┏━━

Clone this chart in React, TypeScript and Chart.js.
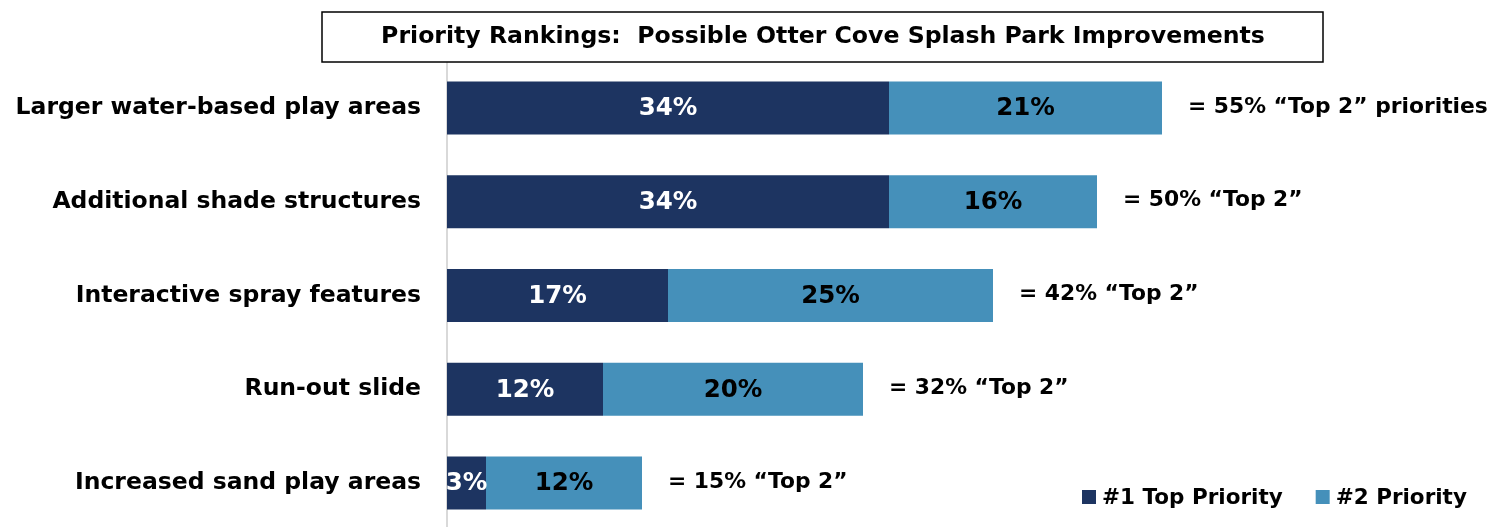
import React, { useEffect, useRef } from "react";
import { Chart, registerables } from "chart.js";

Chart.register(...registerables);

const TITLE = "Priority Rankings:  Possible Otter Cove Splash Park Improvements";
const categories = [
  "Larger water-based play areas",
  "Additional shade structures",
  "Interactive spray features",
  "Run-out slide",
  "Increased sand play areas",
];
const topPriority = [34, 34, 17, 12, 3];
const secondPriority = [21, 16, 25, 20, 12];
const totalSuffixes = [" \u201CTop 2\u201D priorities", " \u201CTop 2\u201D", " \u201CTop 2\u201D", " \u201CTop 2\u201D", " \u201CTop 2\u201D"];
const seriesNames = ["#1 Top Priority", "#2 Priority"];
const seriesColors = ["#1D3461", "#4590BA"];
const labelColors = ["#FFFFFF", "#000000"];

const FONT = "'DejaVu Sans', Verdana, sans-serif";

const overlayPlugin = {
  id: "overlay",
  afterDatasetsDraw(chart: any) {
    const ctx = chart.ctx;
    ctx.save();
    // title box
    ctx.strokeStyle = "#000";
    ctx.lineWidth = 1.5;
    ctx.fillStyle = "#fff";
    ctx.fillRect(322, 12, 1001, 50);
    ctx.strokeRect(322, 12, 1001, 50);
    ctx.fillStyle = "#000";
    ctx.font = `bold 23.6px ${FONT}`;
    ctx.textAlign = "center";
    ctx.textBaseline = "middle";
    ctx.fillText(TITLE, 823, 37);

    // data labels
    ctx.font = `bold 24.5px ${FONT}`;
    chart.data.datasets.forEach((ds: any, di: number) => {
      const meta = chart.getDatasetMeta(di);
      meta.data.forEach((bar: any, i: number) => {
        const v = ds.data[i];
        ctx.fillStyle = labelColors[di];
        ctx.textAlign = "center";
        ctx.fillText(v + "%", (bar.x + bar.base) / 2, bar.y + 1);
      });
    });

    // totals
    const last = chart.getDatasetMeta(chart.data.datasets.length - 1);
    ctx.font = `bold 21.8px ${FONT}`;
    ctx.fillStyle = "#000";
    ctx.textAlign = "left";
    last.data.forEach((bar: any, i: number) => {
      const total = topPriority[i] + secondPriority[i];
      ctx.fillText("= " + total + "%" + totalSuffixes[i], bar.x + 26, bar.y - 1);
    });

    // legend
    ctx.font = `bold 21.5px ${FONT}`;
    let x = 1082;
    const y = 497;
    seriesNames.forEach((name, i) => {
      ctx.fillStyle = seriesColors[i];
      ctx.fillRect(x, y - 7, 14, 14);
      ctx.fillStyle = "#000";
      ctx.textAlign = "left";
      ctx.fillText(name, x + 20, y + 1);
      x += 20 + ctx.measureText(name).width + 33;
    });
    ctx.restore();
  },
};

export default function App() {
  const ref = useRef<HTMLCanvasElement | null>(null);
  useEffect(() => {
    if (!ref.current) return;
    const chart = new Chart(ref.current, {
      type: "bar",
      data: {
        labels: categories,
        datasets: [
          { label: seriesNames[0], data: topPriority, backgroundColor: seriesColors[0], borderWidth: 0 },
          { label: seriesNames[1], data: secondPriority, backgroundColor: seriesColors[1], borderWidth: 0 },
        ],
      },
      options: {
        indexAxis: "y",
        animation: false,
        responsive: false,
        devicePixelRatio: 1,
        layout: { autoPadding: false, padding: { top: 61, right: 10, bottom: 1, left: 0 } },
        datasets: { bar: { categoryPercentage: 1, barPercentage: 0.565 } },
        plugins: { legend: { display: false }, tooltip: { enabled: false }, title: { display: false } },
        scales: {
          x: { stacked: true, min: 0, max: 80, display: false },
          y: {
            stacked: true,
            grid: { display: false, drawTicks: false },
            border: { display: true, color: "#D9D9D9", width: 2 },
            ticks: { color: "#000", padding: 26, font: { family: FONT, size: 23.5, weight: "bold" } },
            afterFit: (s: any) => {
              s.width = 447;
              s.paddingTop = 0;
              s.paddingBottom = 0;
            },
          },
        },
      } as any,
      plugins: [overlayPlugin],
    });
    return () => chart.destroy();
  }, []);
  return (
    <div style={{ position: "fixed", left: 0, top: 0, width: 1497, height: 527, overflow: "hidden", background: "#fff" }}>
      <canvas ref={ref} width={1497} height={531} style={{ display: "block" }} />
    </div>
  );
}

┗━━

§ EXERCISE REQUIREMENTS: Without the pictures, repeat the listing above exactly.

§ IN RESPONSE:
Clone this chart in React, TypeScript and Chart.js.
import React, { useEffect, useRef } from "react";
import { Chart, registerables } from "chart.js";

Chart.register(...registerables);

const TITLE = "Priority Rankings:  Possible Otter Cove Splash Park Improvements";
const categories = [
  "Larger water-based play areas",
  "Additional shade structures",
  "Interactive spray features",
  "Run-out slide",
  "Increased sand play areas",
];
const topPriority = [34, 34, 17, 12, 3];
const secondPriority = [21, 16, 25, 20, 12];
const totalSuffixes = [" \u201CTop 2\u201D priorities", " \u201CTop 2\u201D", " \u201CTop 2\u201D", " \u201CTop 2\u201D", " \u201CTop 2\u201D"];
const seriesNames = ["#1 Top Priority", "#2 Priority"];
const seriesColors = ["#1D3461", "#4590BA"];
const labelColors = ["#FFFFFF", "#000000"];

const FONT = "'DejaVu Sans', Verdana, sans-serif";

const overlayPlugin = {
  id: "overlay",
  afterDatasetsDraw(chart: any) {
    const ctx = chart.ctx;
    ctx.save();
    // title box
    ctx.strokeStyle = "#000";
    ctx.lineWidth = 1.5;
    ctx.fillStyle = "#fff";
    ctx.fillRect(322, 12, 1001, 50);
    ctx.strokeRect(322, 12, 1001, 50);
    ctx.fillStyle = "#000";
    ctx.font = `bold 23.6px ${FONT}`;
    ctx.textAlign = "center";
    ctx.textBaseline = "middle";
    ctx.fillText(TITLE, 823, 37);

    // data labels
    ctx.font = `bold 24.5px ${FONT}`;
    chart.data.datasets.forEach((ds: any, di: number) => {
      const meta = chart.getDatasetMeta(di);
      meta.data.forEach((bar: any, i: number) => {
        const v = ds.data[i];
        ctx.fillStyle = labelColors[di];
        ctx.textAlign = "center";
        ctx.fillText(v + "%", (bar.x + bar.base) / 2, bar.y + 1);
      });
    });

    // totals
    const last = chart.getDatasetMeta(chart.data.datasets.length - 1);
    ctx.font = `bold 21.8px ${FONT}`;
    ctx.fillStyle = "#000";
    ctx.textAlign = "left";
    last.data.forEach((bar: any, i: number) => {
      const total = topPriority[i] + secondPriority[i];
      ctx.fillText("= " + total + "%" + totalSuffixes[i], bar.x + 26, bar.y - 1);
    });

    // legend
    ctx.font = `bold 21.5px ${FONT}`;
    let x = 1082;
    const y = 497;
    seriesNames.forEach((name, i) => {
      ctx.fillStyle = seriesColors[i];
      ctx.fillRect(x, y - 7, 14, 14);
      ctx.fillStyle = "#000";
      ctx.textAlign = "left";
      ctx.fillText(name, x + 20, y + 1);
      x += 20 + ctx.measureText(name).width + 33;
    });
    ctx.restore();
  },
};

export default function App() {
  const ref = useRef<HTMLCanvasElement | null>(null);
  useEffect(() => {
    if (!ref.current) return;
    const chart = new Chart(ref.current, {
      type: "bar",
      data: {
        labels: categories,
        datasets: [
          { label: seriesNames[0], data: topPriority, backgroundColor: seriesColors[0], borderWidth: 0 },
          { label: seriesNames[1], data: secondPriority, backgroundColor: seriesColors[1], borderWidth: 0 },
        ],
      },
      options: {
        indexAxis: "y",
        animation: false,
        responsive: false,
        devicePixelRatio: 1,
        layout: { autoPadding: false, padding: { top: 61, right: 10, bottom: 1, left: 0 } },
        datasets: { bar: { categoryPercentage: 1, barPercentage: 0.565 } },
        plugins: { legend: { display: false }, tooltip: { enabled: false }, title: { display: false } },
        scales: {
          x: { stacked: true, min: 0, max: 80, display: false },
          y: {
            stacked: true,
            grid: { display: false, drawTicks: false },
            border: { display: true, color: "#D9D9D9", width: 2 },
            ticks: { color: "#000", padding: 26, font: { family: FONT, size: 23.5, weight: "bold" } },
            afterFit: (s: any) => {
              s.width = 447;
              s.paddingTop = 0;
              s.paddingBottom = 0;
            },
          },
        },
      } as any,
      plugins: [overlayPlugin],
    });
    return () => chart.destroy();
  }, []);
  return (
    <div style={{ position: "fixed", left: 0, top: 0, width: 1497, height: 527, overflow: "hidden", background: "#fff" }}>
      <canvas ref={ref} width={1497} height={531} style={{ display: "block" }} />
    </div>
  );
}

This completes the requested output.